Pada gelar pelaksanaannya, Festival Komponis Perempuan Wrdhi Cwaram akan mengedepankan karya-karya para komponis perempuan. Festival ini akan menyibak segenap isu tentang ke-perempuan-an di dalam dan di luar dunia musik. Festival akan digelar selama tiga hari ini, salah satunya akan menampilkan gong mebarung serta narasi tentang gamelan kebyar di Bali Utara, yang—secara geografis—letaknya begitu jauh dengan bandara dan pusat kota di Bali Selatan.
Acara Festival Komponis Perempuan Wrdhi Cwaram diselenggarakan oleh Sanggar Gamelan Wrdhi Cwaram di bawah naungan Yayasan Suara Asia Pasifik. Perlu saya perkenalkan juga pada kawan-kawan semua, Yayasan Suara Asia Pasifik merupakan sebuah lembaga yang dikelola secara swadiaya sejak tahun 2003 oleh Bapak Wayan Gde Yudane untuk mendorong pengembangan praktik artistik para seniman pertunjukan, khususnya di bidang musik eksperimental dan gamelan kontemporer.

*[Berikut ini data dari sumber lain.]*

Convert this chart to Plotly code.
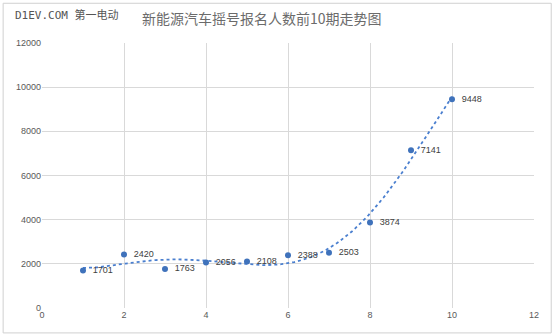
import numpy as np
import plotly.graph_objects as go

periods = [1, 2, 3, 4, 5, 6, 7, 8, 9, 10]
applicants = [1701, 2420, 1763, 2056, 2108, 2388, 2503, 3874, 7141, 9448]
x_ticks = [0, 2, 4, 6, 8, 10, 12]
y_ticks = [0, 2000, 4000, 6000, 8000, 10000, 12000]

title = "新能源汽车摇号报名人数前10期走势图"
watermark = "D1EV.COM 第一电动"

# polynomial (order 5) trendline fitted to the data
coef = np.polyfit(periods, applicants, 5)
tx = np.linspace(min(periods), max(periods), 200)
ty = np.polyval(coef, tx)

blue = "#3f72bb"
fig = go.Figure()
fig.add_trace(go.Scatter(
    x=tx, y=ty, mode="lines",
    line=dict(color="#4a7fcf", width=1.8, dash="dot"),
    hoverinfo="skip", showlegend=False))
fig.add_trace(go.Scatter(
    x=periods, y=applicants, mode="markers+text",
    marker=dict(color=blue, size=6),
    text=["  " + str(v) for v in applicants],
    textposition="middle right",
    textfont=dict(size=9, color="#404040", family="Liberation Sans, Arial"),
    showlegend=False))

fig.update_layout(
    width=554, height=336,
    margin=dict(l=42, r=20, t=43, b=28),
    paper_bgcolor="white", plot_bgcolor="white",
    font=dict(family="Liberation Sans, Arial", color="#595959", size=9),
    xaxis=dict(range=[0, 12], tickvals=x_ticks, showgrid=True, gridcolor="#d9d9d9",
               gridwidth=1, zeroline=False, showline=False, ticks="",
               tickfont=dict(size=9, color="#595959"), fixedrange=True),
    yaxis=dict(range=[0, 12000], tickvals=y_ticks, ticktext=[str(v) for v in y_ticks],
               showgrid=True, gridcolor="#d9d9d9",
               gridwidth=1, zeroline=False, showline=False, ticks="",
               tickfont=dict(size=9, color="#595959"), fixedrange=True),
    shapes=[dict(type="rect", xref="paper", yref="paper",
                 x0=-0.079, x1=1.035, y0=-0.094, y1=1.15,
                 line=dict(color="#d0d0d0", width=1))],
    annotations=[
        dict(text=title, xref="paper", yref="paper", x=0.448, y=1.094,
             xanchor="center", yanchor="middle", showarrow=False,
             font=dict(size=14, color="#6b6b6b", family="Noto Sans CJK SC")),
        dict(text=watermark, xref="paper", yref="paper", x=-0.058, y=1.106,
             xanchor="left", yanchor="middle", showarrow=False,
             font=dict(size=11, color="#555555", family="DejaVu Sans Mono, Noto Sans CJK SC")),
    ],
)
fig.write_html("out.html")
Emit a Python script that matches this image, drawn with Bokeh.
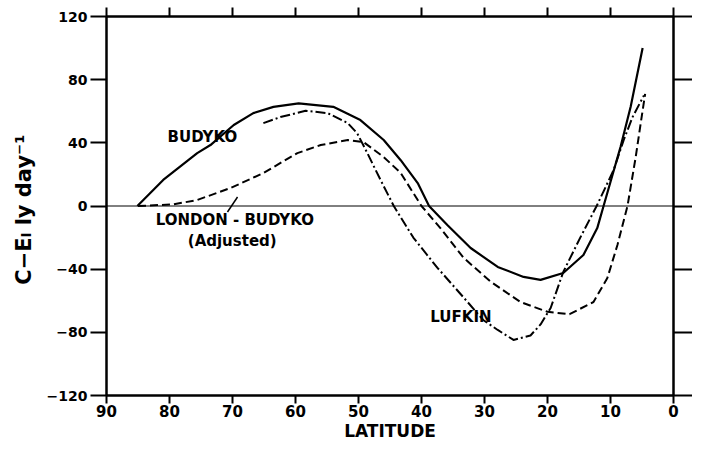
import numpy as np
from bokeh.plotting import figure
from bokeh.models import Range1d, LinearAxis, FixedTicker, Span, Label
from bokeh.embed import file_html
from bokeh.resources import INLINE

# ---------------- data ----------------
x_ticks = [90, 80, 70, 60, 50, 40, 30, 20, 10, 0]
y_ticks = [-120, -80, -40, 0, 40, 80, 120]

budyko_lat = [85.1, 81.0, 75.6, 73.5, 69.8, 66.7, 63.5, 59.5, 54.0, 49.7, 46.0, 43.3,
              40.6, 38.8, 35.9, 32.2, 27.9, 23.8, 21.1, 17.5, 14.3, 12.1, 11.1, 8.4, 6.8, 4.9]
budyko_val = [0, 16.5, 33.5, 38.6, 51.3, 58.8, 62.8, 65.0, 62.8, 54.4, 41.8, 29.0,
              14.5, 0, -12.0, -26.6, -38.6, -44.9, -46.8, -42.4, -31.0, -14.0, 0, 37.5, 62.8, 100.0]

london_lat = [85.0, 79.4, 75.6, 70.3, 65.1, 59.7, 56.0, 51.7, 49.2, 46.0, 43.3, 41.3,
              40.0, 37.0, 33.3, 29.0, 24.3, 20.0, 16.5, 12.7, 10.5, 8.9, 7.3, 6.0, 5.2, 4.5]
london_val = [0, 1.0, 3.8, 11.4, 20.9, 33.5, 38.6, 41.8, 40.5, 31.0, 20.9, 8.2,
              0, -14.0, -32.9, -48.0, -60.8, -67.0, -68.5, -60.8, -45.6, -24.7, 0, 31.0, 52.5, 71.0]

lufkin_lat = [65.1, 62.4, 58.4, 54.9, 51.7, 50.2, 48.6, 46.5, 44.4, 41.3, 37.5, 33.3,
              30.2, 27.9, 25.4, 22.7, 21.1, 19.5, 17.5, 14.8, 12.2, 9.5, 7.9, 6.5, 4.7]
lufkin_val = [52.5, 56.3, 60.3, 58.8, 52.5, 46.0, 33.5, 16.5, 0, -20.0, -39.0, -58.0,
              -72.2, -78.5, -84.8, -82.0, -75.0, -64.6, -41.8, -20.0, 0, 22.8, 41.8, 56.3, 70.0]

leader_lat = [70.8, 69.2]
leader_val = [-3.8, 5.7]

curve_label_text = ["BUDYKO", "LONDON - BUDYKO", "(Adjusted)", "LUFKIN"]
curve_label_lat = [80.3, 82.2, 77.1, 38.6]
curve_label_val = [43.4, -8.9, -22.0, -70.6]

FONT = "DejaVu Sans"

p = figure(width=692, height=443,
           x_range=Range1d(90, 0), y_range=Range1d(-120, 120),
           output_backend="svg", toolbar_location=None,
           min_border_left=106, min_border_right=19,
           min_border_top=16, min_border_bottom=48)
p.background_fill_color = "white"
p.border_fill_color = "white"
p.outline_line_color = "black"
p.outline_line_width = 2
p.xgrid.visible = False
p.ygrid.visible = False


def style_axis(ax, ticks, tick_out, show_labels, size="15px"):
    ax.ticker = FixedTicker(ticks=ticks)
    ax.axis_line_width = 2
    ax.axis_line_color = "black"
    ax.major_tick_line_width = 2
    ax.major_tick_line_color = "black"
    ax.major_tick_out = tick_out
    ax.major_tick_in = 0
    ax.minor_tick_out = 0
    ax.minor_tick_in = 0
    ax.minor_tick_line_color = None
    ax.major_label_text_font = FONT
    ax.major_label_text_font_style = "bold"
    ax.major_label_text_color = "black"
    if show_labels:
        ax.major_label_text_font_size = size
    else:
        ax.major_label_text_font_size = "0px"
        ax.major_label_standoff = 0
        ax.major_label_overrides = {t: "" for t in ticks}


xb = p.xaxis[0]
yl = p.yaxis[0]
style_axis(xb, x_ticks, 8, True, "15px")
xb.major_label_standoff = 1
xb.axis_label = "LATITUDE"
xb.axis_label_text_font = FONT
xb.axis_label_text_font_size = "17px"
xb.axis_label_text_font_style = "bold"
xb.axis_label_text_color = "black"
xb.axis_label_standoff = 1

style_axis(yl, y_ticks, 16, True, "14px")
yl.major_label_standoff = 3
yl.axis_label = "C\u2212E\u2097  ly day\u207b\u00b9"
yl.axis_label_text_font = FONT
yl.axis_label_text_font_size = "21px"
yl.axis_label_text_font_style = "bold"
yl.axis_label_text_color = "black"
yl.axis_label_standoff = 8

xt = LinearAxis()
style_axis(xt, x_ticks, 9, False)
xt.major_label_standoff = 7
p.add_layout(xt, "above")
yr = LinearAxis()
style_axis(yr, y_ticks, 19, False)
p.add_layout(yr, "right")

p.add_layout(Span(location=0, dimension="width", line_color="black", line_width=1))

p.line(budyko_lat, budyko_val, line_color="black", line_width=2.2, line_join="round")
p.line(london_lat, london_val, line_color="black", line_width=2, line_dash="8 4", line_join="round")
p.line(lufkin_lat, lufkin_val, line_color="black", line_width=2, line_dash="10 3 2 3", line_join="round")
p.line(leader_lat, leader_val, line_color="black", line_width=1.5)

for t, x, y in zip(curve_label_text, curve_label_lat, curve_label_val):
    p.add_layout(Label(x=x, y=y, text=t, text_font=FONT, text_font_size="15px",
                       text_font_style="bold",
                       text_align="left", text_baseline="middle", text_color="black"))

open("out.html", "w").write(file_html(p, INLINE))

Yayasan Suara Asia Pasifik, membina sejumlah kelompok, ruang, dan platform seni, diantaranya adalah (1) Kubu Art Space sebagai ruang kreatif seniman yang terletak di Ubud; (2) Roras Ensemble yang merupakan kelompok ansambel musik; dan (3) Sanggar Gamelan Wrdhi Cwaram.
Acara ini didukung penuh oleh Kementerian Pendidikan, Kebudayaan, Riset dan Teknologi serta LPDP Kemenkeu RI melalui platform Dana Indonesiana kategori Penciptaan Karya Kreatif Inovatif. Serta berkolaborasi dengan lembaga yakni Mulawali Institute, Sekaa Gong Kebyar Eka Wakya Br. Paketan, Sanggar Seni Wahana Santhi, Bumi Bajra, Sanggar Seni Citta Usadhi, Sanggar Seni Palwaswari, Sekaa Black Kobra, STAHN Mpu Kuturan, Tatkala.co, Sanggar Sembroli, Sanggar Lemah Tulis, Kelompok Sekali Pentas, Jelana Creative Movement, Napak Tuju dan Citranala Records. Untuk itu izinkan saya untuk berterima kasih pada segala pihak yang mendukung acara ini.
Tentu di dalam penyelenggaraan festival ini kami berharap sekat-sekat yang selama ini menjadi bayang-bayang di dalam dan di luar musik, bisa berubah menjadi lanskap yang lebih terbuka, di mana musik dan komponisnya sama-sama bisa bernapas bebas.
Saya perempuan dan tidak ada yang Istimewa karena itu. Kalaupun ada, maka saya merasa istimewa karena saya bisa berdaya dengan menulis puisi. Dan sebagai penutup, saya akan membacakan nukilan puisi saya ini.
Timur dan Barat bersatu dalam diriku.
Tetapi yang manakah Timur sebenarnya
Dan yang manakah Barat sebenarnya?
Segalanya membaur dan mengabur.
Satu kakiku menapak bilah-bilah pelog dan slendro
Dan kakiku yang lain bertumpu
Pada biola, piano, dan cello.
Tetapi ketika penabuh gamelan dalam diriku
Mulai mengayunkan tangannya, yang kudengar
Tetap juga kemeriahan kebyar.
Barangkali seluruh nada dan irama dunia
Kelak akan hadir seluruhnya
Di bale-bale bengong
Sebagai sunyi semata-mata.
Salam,
Pranita Dewi
- Artikel ini adalah sambutan dari Pranita Dewi selaku Manajer Sanggar Wrdhi Cwaram yang dibacakan pada Pembukaan Festival Komponis Perempuan Wrdhi Cwaram di Sasana Budaya Singaraja, 31 Mei 2024.